Rotate an array of n elements to the right by k steps.
For example, with n = 7 and k = 3, the array [1,2,3,4,5,6,7] is rotated to [5,6,7,1,2,3,4].
Note:
Try to come up as many solutions as you can, there are at least 3 different ways to solve this problem.
Hint:
Could you do it in-place with O(1) extra space?
首先這道題到底是什麼意思?
從字面看,是通過K步來旋轉N個元素的數組。。
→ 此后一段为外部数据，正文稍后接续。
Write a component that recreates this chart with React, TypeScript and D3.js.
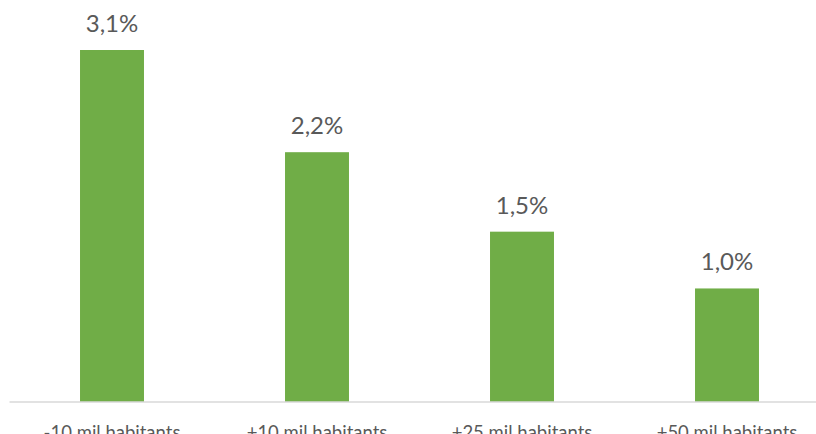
import React from "react";
import * as d3 from "d3";

const categories = ["-10 mil habitants", "+10 mil habitants", "+25 mil habitants", "+50 mil habitants"];
const values = [3.1, 2.2, 1.5, 1.0];
const valueLabels = ["3,1%", "2,2%", "1,5%", "1,0%"];

export default function App() {
  const W = 816, H = 434;
  const left = 9.5, right = 829.5, baseY = 402;
  const x = d3.scaleBand<string>().domain(categories).range([left, right]).paddingInner(0.688).paddingOuter(0.344);
  const y = d3.scaleLinear().domain([0, 3.1]).range([baseY, 50]);
  const font = "Lato, 'Open Sans', sans-serif";
  return (
    <svg width={W} height={H} style={{ position: "absolute", left: 0, top: 0, background: "#fff" }}>
      {categories.map((c, i) => (
        <g key={c}>
          <rect x={x(c)!} y={y(values[i])} width={x.bandwidth()} height={baseY - y(values[i])} fill="#70AD47" />
          <text x={x(c)! + x.bandwidth() / 2} y={y(values[i]) - 18} textAnchor="middle" fontFamily={font} fontSize={24} fill="#595959">{valueLabels[i]}</text>
          <text x={x(c)! + x.bandwidth() / 2} y={438.5} textAnchor="middle" fontFamily={font} fontSize={18.5} fill="#595959">{c}</text>
        </g>
      ))}
      <line x1={left} x2={W} y1={baseY} y2={baseY} stroke="#D9D9D9" strokeWidth={1.5} />
    </svg>
  );
}
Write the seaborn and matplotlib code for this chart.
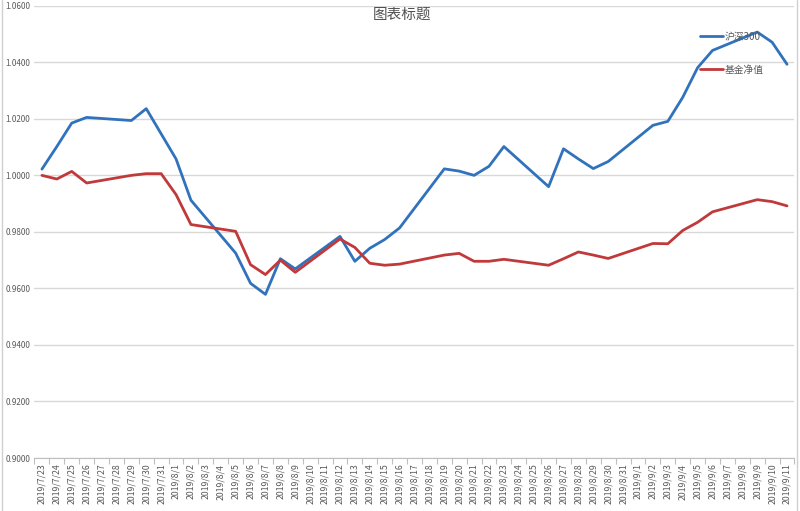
import pandas as pd
import numpy as np
import matplotlib
matplotlib.use("Agg")
import matplotlib.pyplot as plt
import seaborn as sns
from matplotlib.lines import Line2D

# trading days and the two series
dates = ['2019-07-23', '2019-07-24', '2019-07-25', '2019-07-26',
         '2019-07-29', '2019-07-30', '2019-07-31', '2019-08-01', '2019-08-02',
         '2019-08-05', '2019-08-06', '2019-08-07', '2019-08-08', '2019-08-09',
         '2019-08-12', '2019-08-13', '2019-08-14', '2019-08-15', '2019-08-16',
         '2019-08-19', '2019-08-20', '2019-08-21', '2019-08-22', '2019-08-23',
         '2019-08-26', '2019-08-27', '2019-08-28', '2019-08-29', '2019-08-30',
         '2019-09-02', '2019-09-03', '2019-09-04', '2019-09-05', '2019-09-06',
         '2019-09-09', '2019-09-10', '2019-09-11']
hs300 = [1.0022, 1.0102, 1.0185, 1.0205,
         1.0194, 1.0236, 1.0147, 1.0058, 0.9912,
         0.9725, 0.9618, 0.9579, 0.9705, 0.9669,
         0.9784, 0.9696, 0.9742, 0.9773, 0.9814,
         1.0023, 1.0015, 1.0000, 1.0032, 1.0102,
         0.9960, 1.0094, 1.0058, 1.0024, 1.0049,
         1.0177, 1.0191, 1.0276, 1.0381, 1.0442,
         1.0507, 1.0471, 1.0393]
fund_nav = [1.0000, 0.9987, 1.0014, 0.9973,
            1.0000, 1.0006, 1.0006, 0.9932, 0.9826,
            0.9802, 0.9684, 0.9649, 0.9700, 0.9657,
            0.9775, 0.9745, 0.9689, 0.9682, 0.9686,
            0.9718, 0.9724, 0.9696, 0.9696, 0.9703,
            0.9682, 0.9705, 0.9729, 0.9718, 0.9706,
            0.9759, 0.9758, 0.9805, 0.9834, 0.9871,
            0.9914, 0.9907, 0.9892]
series_names = ['沪深300', '基金净值']
colors = ['#3072BC', '#C0393B']
yticks = [0.90, 0.92, 0.94, 0.96, 0.98, 1.00, 1.02, 1.04, 1.06]

df = pd.DataFrame({'date': pd.to_datetime(dates),
                   series_names[0]: hs300,
                   series_names[1]: fund_nav})
long = df.melt(id_vars='date', var_name='series', value_name='value')

sns.set_style('white')
plt.rcParams['font.family'] = ['Noto Sans CJK SC', 'DejaVu Sans']

fig = plt.figure(figsize=(8, 5.11), dpi=100)
ax = fig.add_axes([0.0431, 0.1037, 0.95, 0.885])

sns.lineplot(data=long, x='date', y='value', hue='series',
             palette=colors, linewidth=2, ax=ax)

start = df['date'].min()
end = df['date'].max()
half = pd.Timedelta(hours=12)
ax.set_xlim(start - half, end + half)
ax.set_ylim(yticks[0], yticks[-1])
ax.set_yticks(yticks)
ax.yaxis.set_major_formatter(matplotlib.ticker.FormatStrFormatter('%.4f'))
ax.grid(axis='y', color='#D9D9D9', linewidth=1)
ax.set_axisbelow(True)

days = pd.date_range(start, end, freq='D')
ax.set_xticks(days)
ax.set_xticklabels([f'{d.year}/{d.month}/{d.day}' for d in days],
                   rotation=90, fontsize=6.3, color='#595959')
ax.set_xticks(pd.date_range(start - half, end + half, freq='D'), minor=True)
ax.tick_params(axis='x', which='major', length=0, pad=4)
ax.tick_params(axis='x', which='minor', length=4, color='#BFBFBF', width=0.8,
               direction='out', bottom=True)
ax.tick_params(axis='y', length=0, labelsize=5.8, labelcolor='#595959', pad=3)

for s in ['top', 'right', 'left']:
    ax.spines[s].set_visible(False)
ax.spines['bottom'].set_color('#BFBFBF')
ax.spines['bottom'].set_linewidth(0.8)

ax.set_xlabel('')
ax.set_ylabel('')

leg = ax.legend(loc='upper left', bbox_to_anchor=(0.876, 0.943), frameon=False,
                fontsize=7, handlelength=2.3, handletextpad=0.2,
                labelspacing=2.4, borderpad=0, borderaxespad=0)
for t in leg.get_texts():
    t.set_color('#595959')

fig.text(0.502, 0.972, '图表标题', ha='center', va='center',
         fontsize=10.5, color='#505050')

# sheet borders
fig.add_artist(Line2D([0.002, 0.002], [0, 1], color='#D0D0D0', linewidth=1))
fig.add_artist(Line2D([0.996, 0.996], [0, 1], color='#D0D0D0', linewidth=1))

fig.savefig('out.png', dpi=100)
。
但其實呢,是將一個數組跳過K個數到右邊,也就是將K個數移到開頭
- 思路1
在LEETCODE上不能通過 - -!
class Solution {
public:
vector<int> rotate(vector<int>& nums ,int k) {
if(k>nums.size())
k %= nums.size();
vector<int> v;
for(int i=nums.size()-k; i<nums.size(); i++)
v.push_back(nums[i]);
for(int i=0; i<nums.size()-k; i++)
v.push_back(nums[i]);
return v;
}
};
- 思路2
很清晰
class Solution {
public:
vector<int> rotate(vector<int>& nums ,int k) {
if(k>nums.size())
k %= nums.size();
reverse(nums.begin(),nums.end());
reverse(nums.begin(),nums.begin()+k);
reverse(nums.begin()+k,nums.end());
return nums;
}
};